**Problem:**
Only the lines from the start of the data through the line with "const chart = echarts.init(document.getElementById('chart'));" belong in the copy. Restate them word for word, minus the pictures.

-------- Data for this exercise --------

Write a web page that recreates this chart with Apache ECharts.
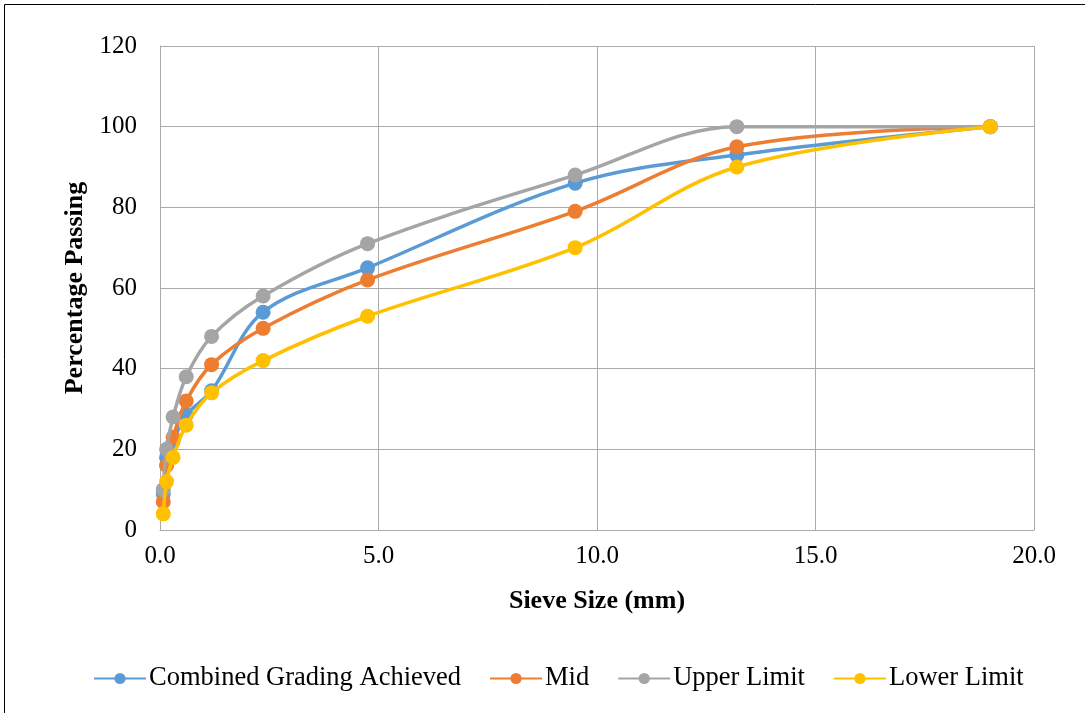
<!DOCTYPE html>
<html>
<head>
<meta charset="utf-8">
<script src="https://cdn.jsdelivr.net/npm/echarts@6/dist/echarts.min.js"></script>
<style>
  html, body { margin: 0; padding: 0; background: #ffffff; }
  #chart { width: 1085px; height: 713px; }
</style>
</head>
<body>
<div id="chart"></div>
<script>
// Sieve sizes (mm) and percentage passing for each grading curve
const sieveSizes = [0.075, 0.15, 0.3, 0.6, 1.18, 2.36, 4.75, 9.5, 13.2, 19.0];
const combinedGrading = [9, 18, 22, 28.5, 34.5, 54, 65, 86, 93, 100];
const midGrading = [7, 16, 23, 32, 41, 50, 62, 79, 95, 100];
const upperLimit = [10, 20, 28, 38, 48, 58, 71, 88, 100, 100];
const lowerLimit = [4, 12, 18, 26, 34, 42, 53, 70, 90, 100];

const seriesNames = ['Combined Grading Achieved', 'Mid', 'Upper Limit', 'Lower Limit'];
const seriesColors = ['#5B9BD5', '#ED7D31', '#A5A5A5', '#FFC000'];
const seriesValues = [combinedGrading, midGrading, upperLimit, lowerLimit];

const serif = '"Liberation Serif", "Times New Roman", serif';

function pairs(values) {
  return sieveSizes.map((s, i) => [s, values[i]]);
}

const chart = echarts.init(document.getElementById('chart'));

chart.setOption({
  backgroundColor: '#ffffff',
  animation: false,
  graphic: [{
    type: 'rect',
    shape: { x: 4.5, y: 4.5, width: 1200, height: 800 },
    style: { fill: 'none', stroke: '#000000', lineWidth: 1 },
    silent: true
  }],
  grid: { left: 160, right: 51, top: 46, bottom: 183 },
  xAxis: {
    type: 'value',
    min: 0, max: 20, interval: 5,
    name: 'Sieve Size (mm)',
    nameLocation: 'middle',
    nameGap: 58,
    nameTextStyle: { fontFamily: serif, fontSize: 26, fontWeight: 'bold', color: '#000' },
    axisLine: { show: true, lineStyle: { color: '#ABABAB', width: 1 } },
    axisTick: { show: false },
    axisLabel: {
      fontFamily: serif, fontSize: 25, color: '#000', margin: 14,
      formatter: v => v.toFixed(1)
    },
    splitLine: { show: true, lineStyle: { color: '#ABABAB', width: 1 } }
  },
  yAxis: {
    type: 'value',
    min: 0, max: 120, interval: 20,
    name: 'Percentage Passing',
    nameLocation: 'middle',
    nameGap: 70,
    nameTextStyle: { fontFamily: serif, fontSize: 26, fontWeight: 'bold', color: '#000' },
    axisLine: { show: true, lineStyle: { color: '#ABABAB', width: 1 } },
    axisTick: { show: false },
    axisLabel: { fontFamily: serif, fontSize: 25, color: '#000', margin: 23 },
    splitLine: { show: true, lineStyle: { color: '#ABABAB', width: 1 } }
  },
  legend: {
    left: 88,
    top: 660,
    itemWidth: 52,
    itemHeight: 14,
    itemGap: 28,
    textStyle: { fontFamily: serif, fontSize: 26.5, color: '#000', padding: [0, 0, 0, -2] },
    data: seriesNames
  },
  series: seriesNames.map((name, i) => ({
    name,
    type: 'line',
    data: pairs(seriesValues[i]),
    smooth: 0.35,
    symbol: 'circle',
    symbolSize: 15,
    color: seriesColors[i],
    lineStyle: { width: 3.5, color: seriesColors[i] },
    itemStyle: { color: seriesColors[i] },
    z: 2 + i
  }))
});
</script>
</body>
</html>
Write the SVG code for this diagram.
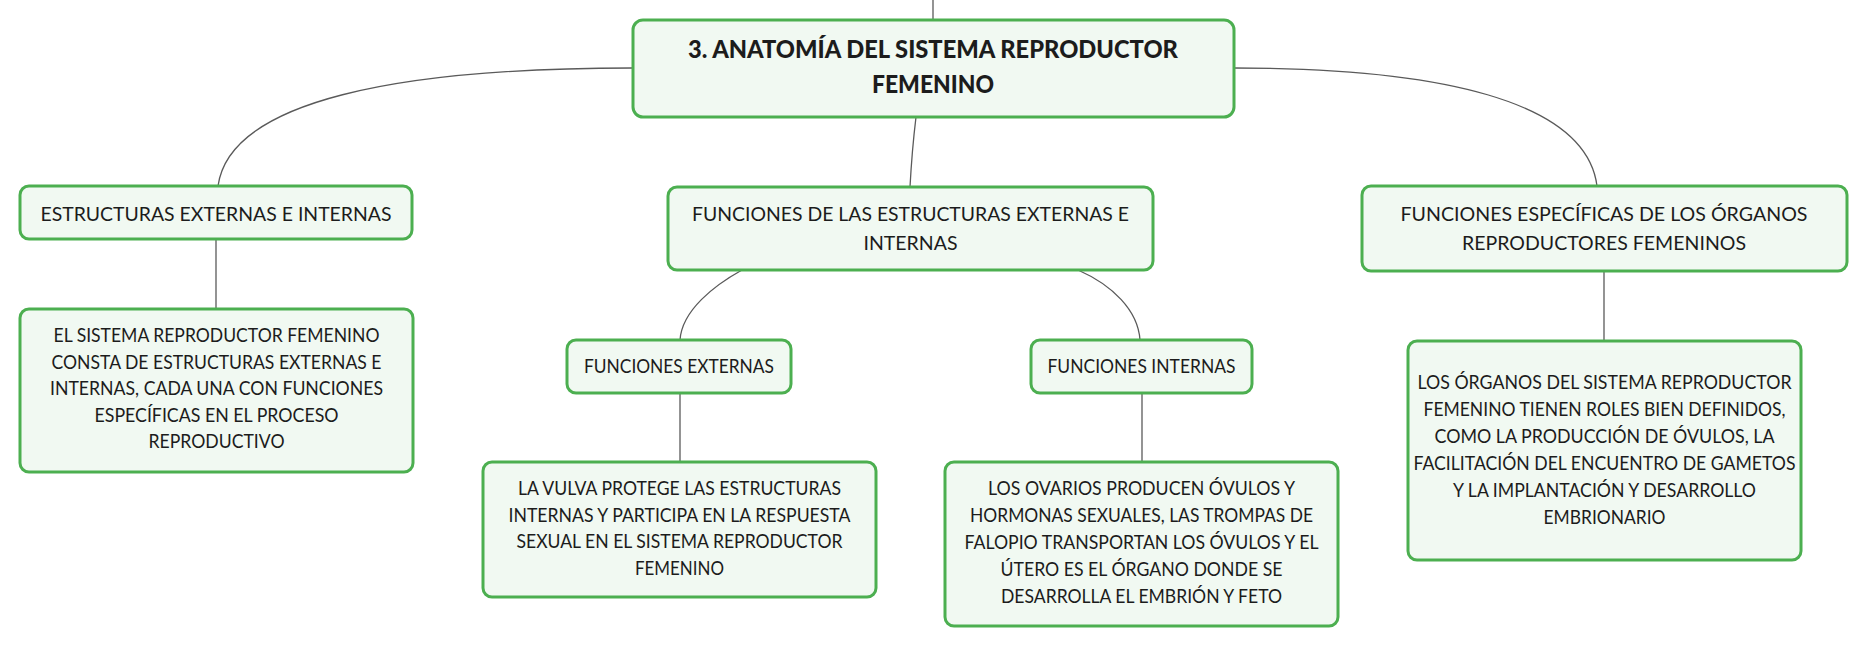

--------

**Task result:**
Write a web page that recreates this chart with Apache ECharts.
<!DOCTYPE html>
<html>
<head>
<meta charset="utf-8">
<script src="https://cdn.jsdelivr.net/npm/echarts@6/dist/echarts.min.js"></script>
<style>
  html, body { margin: 0; padding: 0; background: #ffffff; }
  #chart { width: 1085px; height: 713px; }
</style>
</head>
<body>
<div id="chart"></div>
<script>
// Sieve sizes (mm) and percentage passing for each grading curve
const sieveSizes = [0.075, 0.15, 0.3, 0.6, 1.18, 2.36, 4.75, 9.5, 13.2, 19.0];
const combinedGrading = [9, 18, 22, 28.5, 34.5, 54, 65, 86, 93, 100];
const midGrading = [7, 16, 23, 32, 41, 50, 62, 79, 95, 100];
const upperLimit = [10, 20, 28, 38, 48, 58, 71, 88, 100, 100];
const lowerLimit = [4, 12, 18, 26, 34, 42, 53, 70, 90, 100];

const seriesNames = ['Combined Grading Achieved', 'Mid', 'Upper Limit', 'Lower Limit'];
const seriesColors = ['#5B9BD5', '#ED7D31', '#A5A5A5', '#FFC000'];
const seriesValues = [combinedGrading, midGrading, upperLimit, lowerLimit];

const serif = '"Liberation Serif", "Times New Roman", serif';

function pairs(values) {
  return sieveSizes.map((s, i) => [s, values[i]]);
}

const chart = echarts.init(document.getElementById('chart'));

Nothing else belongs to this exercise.